I make my Chili one of two ways. On the stove if I'm in a hurry and in the crock pot if I want to take my time. It's better in the crock pot I think. But still excellent on the stove. 

Time to sweat those onions! In a stockpot, add a small amount of oil or butter (bacon grease if you are a southern cook and keep it on hand!) Heat to medium high and add onions. Lower heat to medium, add a pinch of salt, and keep moving them around. You want some color on them. Cook until they start to sofen, then add your meat.

 Brown meat with the onions and drain. Move to crockpot or reserve if you are cooking on the stove.

 Don't waste those tasty bits on the bottom of the pan!!!! (seriously!!!) Add your wine or alcohol of choice and deglaze that sucker! Reduce and add meat or add to crockpot with meat.

 Add your spices and sugar, tomatoes, tomato paste, and stir together. Smells yummy already huh? Now add your remaining veggies and garlic, stir together and start cooking! Cook on low in the crockpot for 7 hours or high for 5. On the stove, bring to a boil then lower heat to a simmer and cook for a good 1 1/2 hours, stirring occasionally and making your house smell amazing.

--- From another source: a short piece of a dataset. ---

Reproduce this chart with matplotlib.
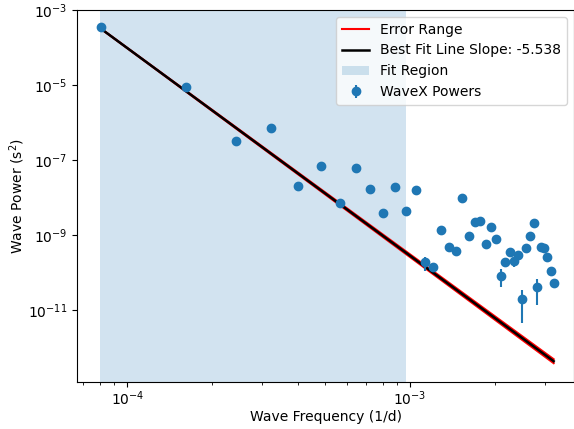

Why the sugar? I've learned that the biggest mistake cooks make is to neglect contrast. I add salt to my sweets and sugar to my savorys. It brings out the flavors so well. I add salt to my oatmeal. My husband thinks its odd, but he sees the difference when he makes his own as opposed to me making him a bowl. 

"But wait!!!!" you say.  "Where are the BEANS!!!"

 Fear not, dear readers, they will be added the final hour or so of cooking. I've learned that if I add them at the start, they turn to, well, to mush. If you are using canned beans, all you need to do is add them to the hot chili and let them thicken the brew for a little while. You can get away with adding them early if cooking on the stove. Now for those soaking dried beans? Add them at the start.

After simmering for yet another hour, you will get this. A fantastic pot of spicy deliciousness that is perfect for a rainy day like yesterday was. This makes enough for about 8 bowls of chili. Or just 4 in my house. 

Serve hot with shredded cheese, sour cream and homemade cornbread!! Freeze those leftovers!! It thaws well and you might have second meal out of your hard work. Enjoy!

Comments

  1. Thank you, thank you, thank you! I have enjoyed this made by your hand and now by my own. It’s so wonderful. Now, at the beginning of autumn chill, soup is such a welcome gift. And a big bowl of Heather’s chill does the trick!